John Vervaeke has argued that relevance realization is an important concept for responding to the meaning crisis. Jordan Peterson is clearly dealing with issues of meaning as well. Connecting their work is important, to my mind, because while John Vervaeke has made great progress in working out the technical details of this process, Jordan Peterson has done something equally important by connecting it to our ancient traditions. As Peterson argued in Maps of Meaning, we are deeply historical creatures. Our evolutionary, cultural, and personal histories live in us and through us. To be unmoored from our past is to be unmoored from the traditions that have successfully guided our ancestors for millennia (that success is demonstrated by the fact that we are alive, meaning that we are the descendants of people who successfully survived and reproduced).
The modern mechanistic worldview is nihilistic in part because it represents a radical departure from (and denial of) everything that has been believed up to this point. The modernist viewpoint generally regards mythological narratives and the worldview they support as nothing but superstitious bullshit, which at least implicitly means that most of our ancestors were suckers who built their civilizations atop meaningless lies (this idea is quickly becoming untenable in light of the emerging science of cultural evolution; see also my recent post on supernatural beliefs).

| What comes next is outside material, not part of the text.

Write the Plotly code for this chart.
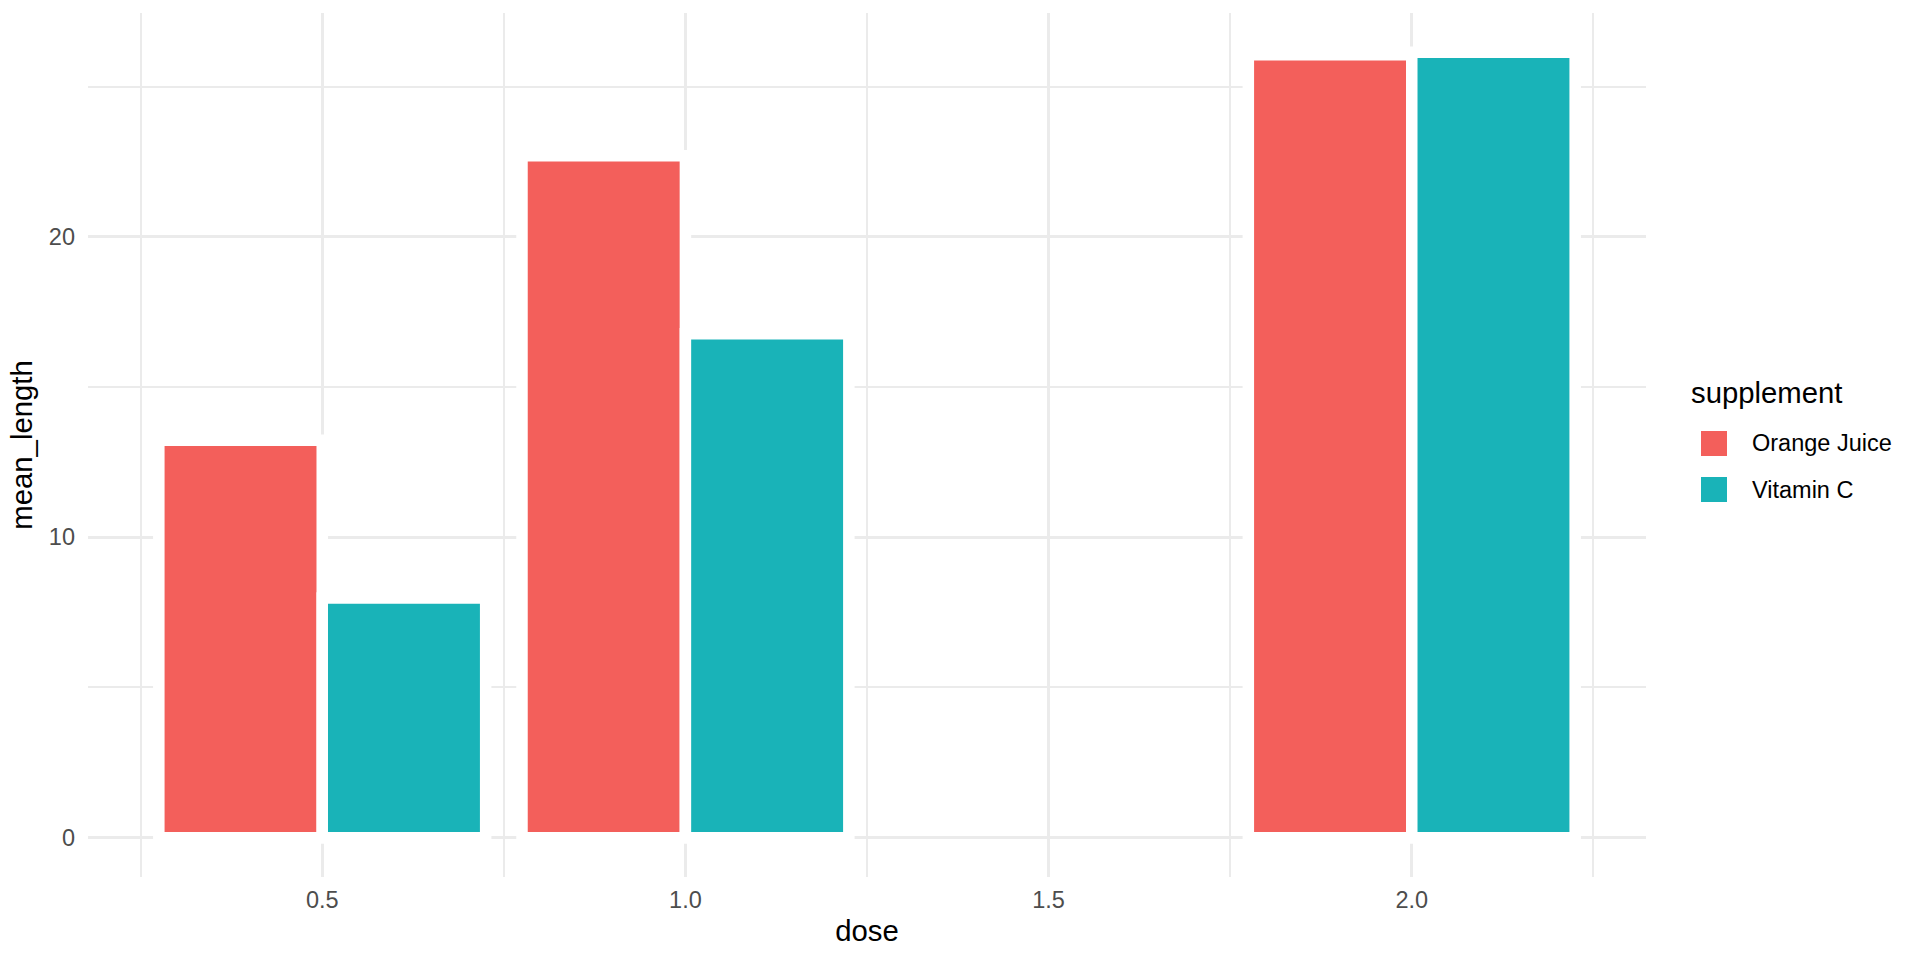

The new worldview that is emerging no longer represents such a radical departure from our ancestors. By showing that this process (i.e., the meta-mythology, relevance realization) was at least implicit in the mythological narratives that served to organize our ancestors’ civilizations, we thereby show that we are part of a long lineage of people who have been engaged in the project of discovering and articulating how to live properly. This does not mean that we must be beholden to traditional beliefs or ways of life, which is clearly not tenable given a rapidly changing world. It does mean, however, that we can see ourselves as part of a living tradition rather than looking at our ancestors with nothing but contempt (an attitude that seems to be fashionable these days, as demonstrated by Douglas Murray in his recent book The War on the West). The bottom right-hand corner in the figure below from Maps of Meaning is meant to represent a process of abstraction by which we continually become more clear about the pattern underlying admirable or optimal behavior.
First we imitate the pattern underlying admirable behaviors, then we encode that pattern into rituals, then into narratives, then into philosophical argumentation, then, finally, we gain an empirical/scientific understanding of it. In this way: “The image of the hero, step by step, becomes ever clearer, and ever more broadly applicable.” (Peterson, 1999 p. 149)
In Maps of Meaning, Jordan Peterson made a great deal of progress on making this worldview fully scientific by connecting mythological, literary, and philosophical illustrations of the meta-mythology to the best scientific theories that he had available to him at the time (mainly from cybernetics and neuroscience). That project is not complete, but Maps of Meaning laid a solid foundation for it. John Vervaeke’s work (especially his YouTube series) has exposed me to a number of ideas that have helped to further that project. I suspect that I’ll be spending the rest of my life trying to finish it. That is my response to the meaning crisis.